If you could somehow "see more" detail down at that dimness level 14EV below clipping, see more than simply a choice between pure black vs. infinitesimally lighter black, then...you'd have more than 14 stops of dynamic range in your photocell!

Obvious once you get it but hard to get there often!

My point wasn't that the 5D3 or D800 would be "weak" per se, I'm sure that on any sensible criteria, they are superior to pretty much anything. My point was more about the fact that after a point, any extra DR will be practically unusable, and thus, using the calculated (or even measured) maximum DR as a criteria in comparing sensors or cameras is misleading at best. Now, I'm not sure what the practical maximum usable DR with 14 bits is; I picked 10 stops since at that level the quantization isn't yet too harsh in the bottom end (IMO).

Example: Let's say D800 has 14 stops and 5D3 12 stops. Using mild simplification, the D800 can represent the entire 14-bit range of [0,16383] and 5D3 only the range of [4,16383]. I'd assume the D800 now gets a significantly higher score in "objective" rating for DR, since after all, it has those two extra stops. But those extra stops are represented by values 0, 1, 2 and 3. Hardly a significant advantage, I'd say. Nor is it reason to moan that Canon have done nothing in 3,5 years since the 5D2 also had 12 stops.

Sure, dithering in the ADC may help with the posterization effects of the bottom stops, but the resultant pixel data will still be linear 14-bit integers.
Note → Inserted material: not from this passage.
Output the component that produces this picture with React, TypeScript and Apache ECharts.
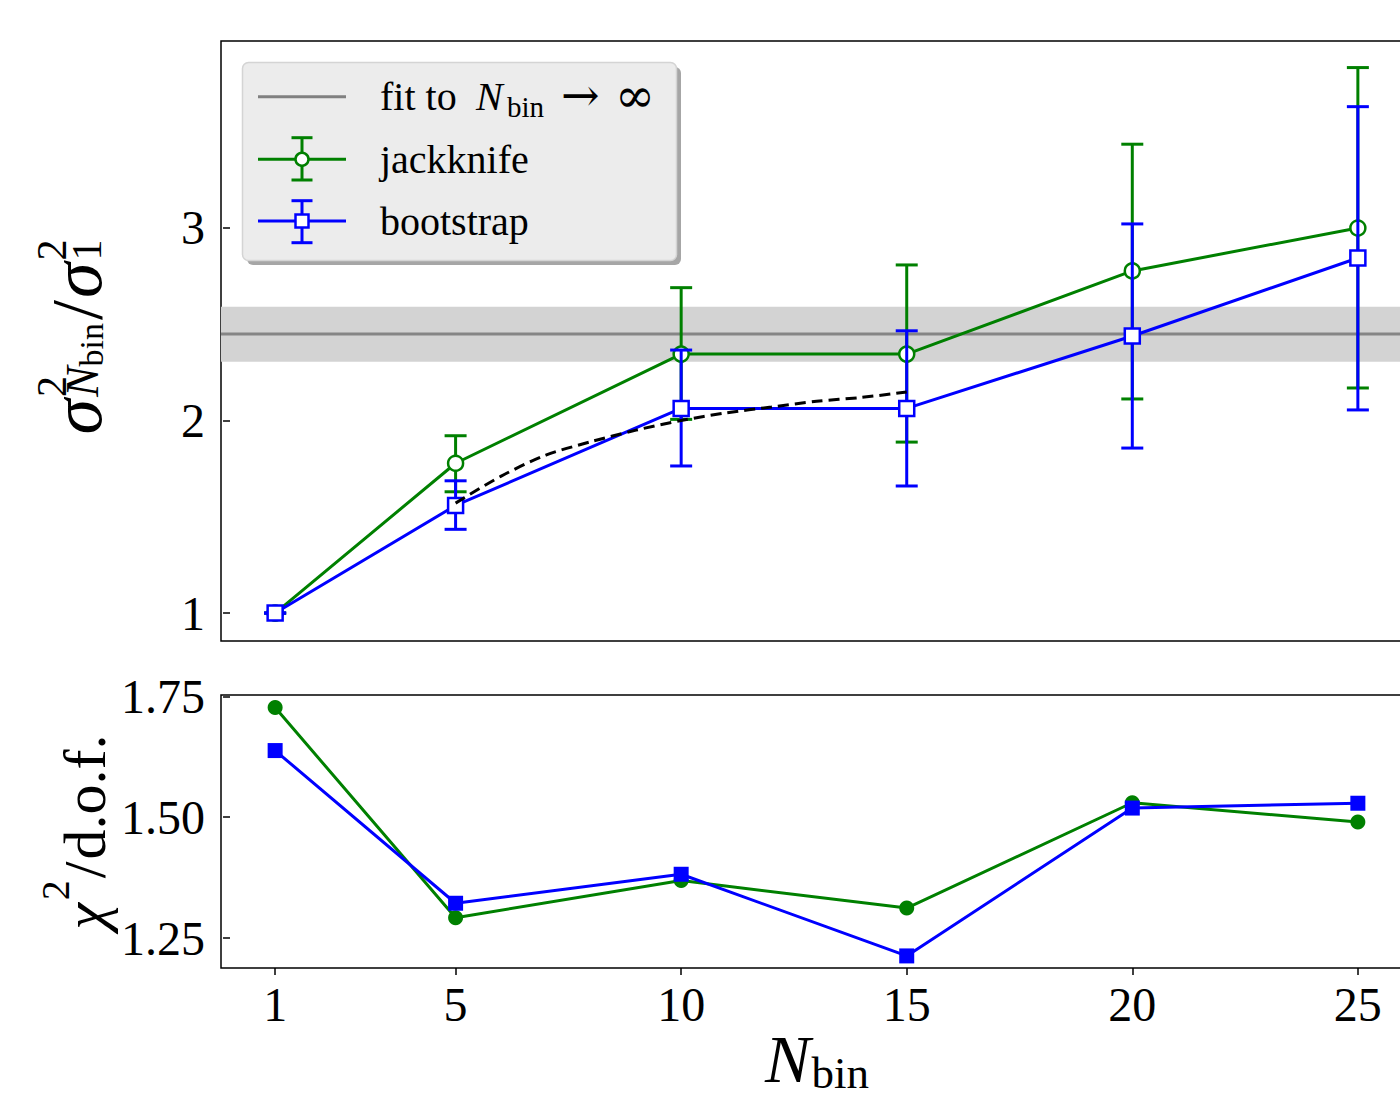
import React, { useEffect, useRef } from "react";
import * as echarts from "echarts";

// ---------- data ----------
const nbin = [1, 5, 10, 15, 20, 25];
const jackMean = [1.0, 1.778, 2.345, 2.345, 2.777, 3.0];
const jackLo = [1.0, 1.63, 2.006, 1.888, 2.112, 2.169];
const jackHi = [1.0, 1.921, 2.69, 2.808, 3.435, 3.833];
const bootMean = [1.0, 1.559, 2.063, 2.063, 2.439, 2.844];
const bootLo = [1.0, 1.435, 1.764, 1.66, 1.857, 2.055];
const bootHi = [1.0, 1.687, 2.366, 2.466, 3.021, 3.63];
const fitLo = 2.305;
const fitValue = 2.449;
const fitHi = 2.591;
const dashX = [5, 6, 7, 8, 9, 10, 11, 12, 13, 14, 15];
const dashY = [1.571, 1.71, 1.82, 1.89, 1.95, 2.0, 2.04, 2.07, 2.1, 2.12, 2.148];
const chiJack = [1.727, 1.292, 1.369, 1.312, 1.53, 1.49];
const chiBoot = [1.638, 1.322, 1.382, 1.213, 1.519, 1.529];
const xTicks = [1, 5, 10, 15, 20, 25];
const yTicksTop = [1, 2, 3];
const yTicksBottom = [1.25, 1.5, 1.75];

const FONT = '"Liberation Serif", "DejaVu Serif", serif';
const SYMFONT = '"DejaVu Serif", serif';
const GREEN = "#008000";
const BLUE = "#0000ff";
const C = 0.3375; // alphabetic baseline -> central offset (em)
const LW = 3;

let mctx: CanvasRenderingContext2D | null = null;
function measure(t: string, size: number, italic?: boolean) {
  if (!mctx) mctx = document.createElement("canvas").getContext("2d");
  mctx!.font = `${italic ? "italic " : ""}${size}px ${FONT}`;
  return mctx!.measureText(t).width;
}

type Piece = { t: string; size: number; italic?: boolean; dy?: number; stack?: boolean; gap?: number };

function mathText(pieces: Piece[], align: "center" | "left") {
  let prevStart = 0;
  let prevEnd = 0;
  let maxEnd = 0;
  const placed: { p: Piece; x: number }[] = [];
  pieces.forEach((p) => {
    const w = measure(p.t, p.size, p.italic);
    const start = p.stack ? prevStart : prevEnd + (p.gap || 0);
    placed.push({ p, x: start });
    prevStart = start;
    prevEnd = start + w;
    maxEnd = Math.max(maxEnd, prevEnd);
  });
  const off = align === "center" ? -maxEnd / 2 : 0;
  return placed.map(({ p, x }) => ({
    type: "text",
    x: x + off,
    y: (p.dy || 0) - C * p.size,
    silent: true,
    style: {
      text: p.t,
      fontSize: p.size,
      fontFamily: FONT,
      fontStyle: p.italic ? "italic" : "normal",
      fill: "#000",
      align: "left",
      textAlign: "left",
      verticalAlign: "middle",
      textVerticalAlign: "middle",
    },
  }));
}

function errRender(color: string) {
  return (params: any, api: any) => {
    const x = api.value(0);
    const lo = api.coord([x, api.value(1)]);
    const hi = api.coord([x, api.value(2)]);
    const cap = 11;
    const style = { stroke: color, lineWidth: LW };
    return {
      type: "group",
      children: [
        { type: "line", shape: { x1: lo[0], y1: lo[1], x2: hi[0], y2: hi[1] }, style },
        { type: "line", shape: { x1: lo[0] - cap, y1: lo[1], x2: lo[0] + cap, y2: lo[1] }, style },
        { type: "line", shape: { x1: hi[0] - cap, y1: hi[1], x2: hi[0] + cap, y2: hi[1] }, style },
      ],
    };
  };
}

function legendGraphics() {
  const els: any[] = [];
  els.push({ type: "rect", shape: { x: 247, y: 67, width: 434, height: 198, r: 6 }, style: { fill: "#a6a6a6" }, silent: true });
  els.push({ type: "rect", shape: { x: 242.5, y: 62.5, width: 434, height: 198, r: 6 }, style: { fill: "#ececec", stroke: "#d4d4d4", lineWidth: 1.5 }, silent: true });
  els.push({ type: "line", shape: { x1: 258, y1: 96.7, x2: 346, y2: 96.7 }, style: { stroke: "#808080", lineWidth: LW }, silent: true });
  const jy = 159.3;
  const sj = { stroke: GREEN, lineWidth: LW };
  els.push({ type: "line", shape: { x1: 258, y1: jy, x2: 346, y2: jy }, style: sj, silent: true });
  els.push({ type: "line", shape: { x1: 302, y1: 137.7, x2: 302, y2: 180 }, style: sj, silent: true });
  els.push({ type: "line", shape: { x1: 291.5, y1: 137.7, x2: 312.5, y2: 137.7 }, style: sj, silent: true });
  els.push({ type: "line", shape: { x1: 291.5, y1: 180, x2: 312.5, y2: 180 }, style: sj, silent: true });
  els.push({ type: "circle", shape: { cx: 302, cy: jy, r: 6.5 }, style: { fill: "#fff", stroke: GREEN, lineWidth: 2.5 }, silent: true });
  const by = 221;
  const sb = { stroke: BLUE, lineWidth: LW };
  els.push({ type: "line", shape: { x1: 258, y1: by, x2: 346, y2: by }, style: sb, silent: true });
  els.push({ type: "line", shape: { x1: 302, y1: 200.7, x2: 302, y2: 242.7 }, style: sb, silent: true });
  els.push({ type: "line", shape: { x1: 291.5, y1: 200.7, x2: 312.5, y2: 200.7 }, style: sb, silent: true });
  els.push({ type: "line", shape: { x1: 291.5, y1: 242.7, x2: 312.5, y2: 242.7 }, style: sb, silent: true });
  els.push({ type: "rect", shape: { x: 295.5, y: by - 6.5, width: 13, height: 13 }, style: { fill: "#fff", stroke: BLUE, lineWidth: 2.5 }, silent: true });

  const LS = 40;
  const txt = (t: string, x: number, base: number, size: number, italic = false, fam = FONT) => ({
    type: "text",
    x,
    y: base - C * size,
    silent: true,
    style: {
      text: t, fontSize: size, fontFamily: fam, fontStyle: italic ? "italic" : "normal", fill: "#000",
      align: "left", textAlign: "left", verticalAlign: "middle", textVerticalAlign: "middle",
    },
  });
  els.push(txt("fit to", 380, 110, LS));
  els.push(txt("N", 476, 110, LS, true));
  els.push(txt("bin", 507, 117, 29));
  els.push(txt("→", 561, 111, 46, false, SYMFONT));
  els.push(txt("∞", 615, 111, 48, false, SYMFONT));
  els.push(txt("jackknife", 380, 173, LS));
  els.push(txt("bootstrap", 380, 235, LS));
  return els;
}

function axisLabelGraphics() {
  const S1 = 72;
  const topLabel = {
    type: "group",
    x: 101,
    y: 337,
    rotation: Math.PI / 2,
    silent: true,
    children: mathText(
      [
        { t: "σ", size: S1, italic: true },
        { t: "2", size: 42, dy: -35, gap: 2 },
        { t: "N", size: 46, italic: true, dy: -3, stack: true },
        { t: "bin", size: 34, dy: 2 },
        { t: "/", size: S1, gap: 3 },
        { t: "σ", size: S1, italic: true, gap: 2 },
        { t: "2", size: 42, dy: -35, gap: 2 },
        { t: "1", size: 42, dy: 0, stack: true },
      ],
      "center"
    ),
  };
  const S2 = 60;
  const bottomLabel = {
    type: "group",
    x: 105,
    y: 832,
    rotation: Math.PI / 2,
    silent: true,
    children: mathText(
      [
        { t: "χ", size: S2, italic: true },
        { t: "2", size: 40, dy: -36, gap: 3 },
        { t: "/", size: S2, gap: 2 },
        { t: "d.o.f.", size: S2, gap: 2 },
      ],
      "center"
    ),
  };
  const xLabel = {
    type: "group",
    x: 817,
    y: 1082,
    silent: true,
    children: mathText(
      [
        { t: "N", size: 68, italic: true },
        { t: "bin", size: 45, dy: 6, gap: 1 },
      ],
      "center"
    ),
  };
  return [topLabel, bottomLabel, xLabel];
}

export default function App() {
  const ref = useRef<HTMLDivElement>(null);
  useEffect(() => {
    if (!ref.current) return;
    const chart = echarts.init(ref.current, null, { renderer: "svg" });
    const tickLabel = { fontSize: 48, fontFamily: FONT, color: "#000" };
    const tickStyle = { color: "#000", width: 1.5 };
    const gridBase = { left: 221, width: 1191, show: true, borderColor: "#000", borderWidth: 1.5, backgroundColor: "transparent", containLabel: false, outerBoundsMode: "none" };
    const option: any = {
      animation: false,
      backgroundColor: "#ffffff",
      grid: [
        { ...gridBase, top: 41, height: 600 },
        { ...gridBase, top: 695, height: 273 },
      ],
      xAxis: [
        {
          gridIndex: 0, type: "value", min: -0.2, max: 26.2,
          axisLine: { show: false }, axisTick: { show: false }, axisLabel: { show: false }, splitLine: { show: false },
        },
        {
          gridIndex: 1, type: "value", min: -0.2, max: 26.2,
          axisLine: { show: false },
          axisTick: { show: true, inside: false, length: 7, lineStyle: tickStyle, customValues: xTicks },
          axisLabel: { ...tickLabel, customValues: xTicks, margin: 12 },
          splitLine: { show: false },
        },
      ],
      yAxis: [
        {
          gridIndex: 0, type: "value", min: 0.855, max: 3.971,
          axisLine: { show: false },
          axisTick: { show: true, inside: false, length: 7, lineStyle: tickStyle, customValues: yTicksTop },
          axisLabel: { ...tickLabel, customValues: yTicksTop, margin: 16 },
          splitLine: { show: false },
        },
        {
          gridIndex: 1, type: "value", min: 1.188, max: 1.753,
          axisLine: { show: false },
          axisTick: { show: true, inside: false, length: 7, lineStyle: tickStyle, customValues: yTicksBottom },
          axisLabel: { ...tickLabel, customValues: yTicksBottom, margin: 16, formatter: (v: number) => v.toFixed(2) },
          splitLine: { show: false },
        },
      ],
      series: [
        {
          type: "custom", xAxisIndex: 0, yAxisIndex: 0, z: 1, silent: true,
          data: [[0, fitLo, fitValue, fitHi]],
          encode: { x: 0, y: [1, 2, 3] },
          renderItem: (params: any, api: any) => {
            const cs = params.coordSys;
            const yLo = api.coord([0, api.value(1)])[1];
            const yMid = api.coord([0, api.value(2)])[1];
            const yHi = api.coord([0, api.value(3)])[1];
            return {
              type: "group",
              children: [
                { type: "rect", shape: { x: cs.x, y: yHi, width: cs.width, height: yLo - yHi }, style: { fill: "#d3d3d3" } },
                { type: "line", shape: { x1: cs.x, y1: yMid, x2: cs.x + cs.width, y2: yMid }, style: { stroke: "#858585", lineWidth: LW } },
              ],
            };
          },
        },
        {
          type: "custom", xAxisIndex: 0, yAxisIndex: 0, z: 2, silent: true,
          data: nbin.map((x, i) => [x, jackLo[i], jackHi[i]]),
          encode: { x: 0, y: [1, 2] },
          renderItem: errRender(GREEN),
        },
        {
          type: "line", xAxisIndex: 0, yAxisIndex: 0, z: 3, silent: true,
          data: nbin.map((x, i) => [x, jackMean[i]]),
          symbol: "circle", symbolSize: 15, showAllSymbol: true,
          lineStyle: { color: GREEN, width: LW },
          itemStyle: { color: "#fff", borderColor: GREEN, borderWidth: 2.5 },
          emphasis: { disabled: true },
        },
        {
          type: "custom", xAxisIndex: 0, yAxisIndex: 0, z: 4, silent: true,
          data: nbin.map((x, i) => [x, bootLo[i], bootHi[i]]),
          encode: { x: 0, y: [1, 2] },
          renderItem: errRender(BLUE),
        },
        {
          type: "line", xAxisIndex: 0, yAxisIndex: 0, z: 5, silent: true,
          data: nbin.map((x, i) => [x, bootMean[i]]),
          symbol: "rect", symbolSize: 15, showAllSymbol: true,
          lineStyle: { color: BLUE, width: LW },
          itemStyle: { color: "#fff", borderColor: BLUE, borderWidth: 2.5 },
          emphasis: { disabled: true },
        },
        {
          type: "line", xAxisIndex: 0, yAxisIndex: 0, z: 6, silent: true,
          data: dashX.map((x, i) => [x, dashY[i]]),
          symbol: "none", smooth: 0.3,
          lineStyle: { color: "#000", width: LW, type: [11, 6] },
          emphasis: { disabled: true },
        },
        {
          type: "line", xAxisIndex: 1, yAxisIndex: 1, z: 3, silent: true,
          data: nbin.map((x, i) => [x, chiJack[i]]),
          symbol: "circle", symbolSize: 15, showAllSymbol: true,
          lineStyle: { color: GREEN, width: LW },
          itemStyle: { color: GREEN },
          emphasis: { disabled: true },
        },
        {
          type: "line", xAxisIndex: 1, yAxisIndex: 1, z: 4, silent: true,
          data: nbin.map((x, i) => [x, chiBoot[i]]),
          symbol: "rect", symbolSize: 15, showAllSymbol: true,
          lineStyle: { color: BLUE, width: LW },
          itemStyle: { color: BLUE },
          emphasis: { disabled: true },
        },
      ],
      graphic: [...legendGraphics(), ...axisLabelGraphics()],
    };
    chart.setOption(option);
    return () => chart.dispose();
  }, []);
  return (
    <div
      ref={ref}
      style={{ position: "fixed", left: 0, top: 0, width: 1400, height: 1098, background: "#fff" }}
    />
  );
}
The bottom stops will still only have only a few possible brightness levels to represent their data.

And no you wouldnt want to snip off any of those bits of dynamic range and the fact they use 14 bit ADCs for 14 bits of information is great. If you used 10bit ADCs your sensor would only have 10 usable stops of dynamic range no matter what you did subsequently. Dithering prevents quantization effects from harming the delivered quality at no loss of dynamic range. You will get all 14 bits and 14 EV's and they will all be equally useful and good.

And my main concern with the reported figures as I said isn't the dynamic range of the sensor or ADCs, it's the narrow 16 bit space the DSP is done within. If that is an accurate report.